When the Central Bank of Samoa said they wanted to create commemorative 10 Tala note to honour Samoa’s hosting of the Pacific Games, we knew we had to create something unique and memorable.

This was the start of a close design collaboration, bringing together best practice and experience from De La Rue’s design team with local knowledge and creative ideas and input from the bank.

Our design journey began with a bespoke creative workshop which we hosted in Samoa. This gave our designers the opportunity to talk through all aspects of the new note’s lifecycle, from its circulatory environment and usage, to how it would complement the existing notes (including the 10 Tala) already in circulation.

While the bank didn’t have its own design team, we were lucky to be working with some really creative and enthusiastic people there, including Lole Tualaulelei in the currency team, who was our main contact and design collaborator.

Our time in Samoa proved invaluable, not only to gain a deeper level of understanding and connection with the Governor and the bank, but also for the opportunity to spend time on the island meeting Samoans from all walks of life. We were also able to get a true sense of the vibrancy, abundance and rich culture and heritage of Samoa and its people, which helped to inspire our designers back in the UK.

From our initial meetings, we knew as a commemoration of the Pacific Games, this note was going to focus on sport. Our joint challenge was how to translate this into a design that reflected Samoa’s sporting excellence and legacy, especially in its most popular sports of rugby, rowing and women’s weightlifting.

Our senior designer Andy Macey started to sketch freehand some ideas based on those that Lole had created around Samoa’s sporting traditions and cultural heritage. We find that doing freehand drawings initially rather than using the computer gives us more freedom and expression.

After a number of iterations, the design concept was agreed and delivered, with Andy spending time in Samoa to help with the final sign-off process.

The creative concept was based around the connection between children playing sports for fun around the island on one side of the note and adults competing at the highest level in some of Samoa’s most popular sports on the other. The bonds between young and old, and the sporting passion felt so deeply across the whole of the Pacific reflected in the images chosen.
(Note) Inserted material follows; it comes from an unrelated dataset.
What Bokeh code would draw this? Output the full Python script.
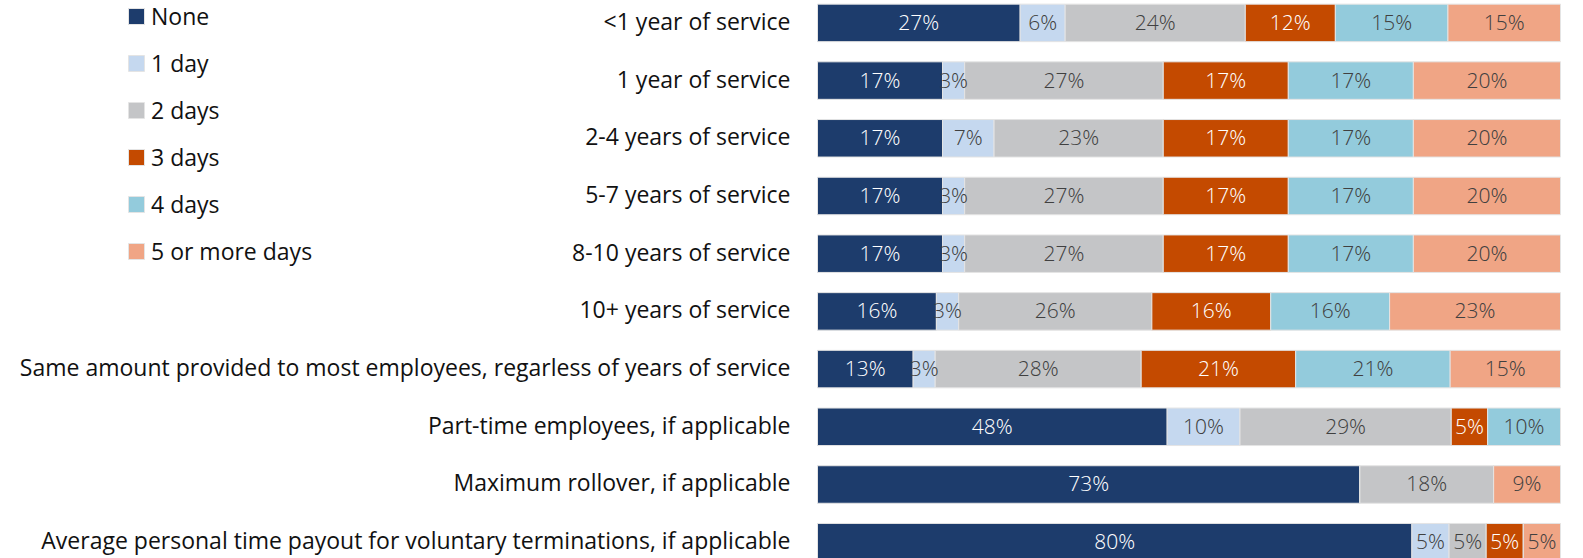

Every element of the design has a connection to Samoa, its culture and natural environment; from the tattoo patterns (reflecting the ‘rite of passage’ tattoo ritual) created by our pattern specialist at De La Rue, to a circular swish representing a circle of fire seen at traditional Samoan dances, which forms a design’s focal point.

The boys on the back of note are using a coconut as a rugby ball, a familiar sight on Samoan beaches, and a hollowed-out trunk as a canoe for fishing. The adults on the front of the note are competing in weightlifting, rugby and rowing to demonstrate the importance of these sports in Samoan culture.

By using these instantly recognisable and important cultural and traditional references, we were able to create an authentic, powerful and emotive design that the bank felt would resonate with Samoans and make them feel proud.

Building security into the design

When designing a bank note it is important that all the safety features are incorporated into the overall design concept from the outset. The note is printed on De La Rue’s Safeguard® polymer substrate, as this is a better defence against counterfeiters, and this dictated the security innovation we integrated.

We were able to use the see-through window, unique to polymer notes, to depict the Pacific Games logo. We also included the De La Rue MASK™ feature, a simple ‘hide and reveal’ effect that cannot be easily replicated by scanning or printing and is highly durable. As part of the design to aid the visually impaired, we also included a tactile embossed feature to help easily identify its denomination.


Creating and producing a new banknote is a highly skilled and specialist challenge, and one that works best with insight and engagement that comes from a close partnership throughout the design journey. This approach certainly paid off helping the Central Bank of Samoa to create a popular and treasured note, with positive feedback from Samoa’s Minister of Finance, the Chairman of the Pacific Games as well as from many Samoans.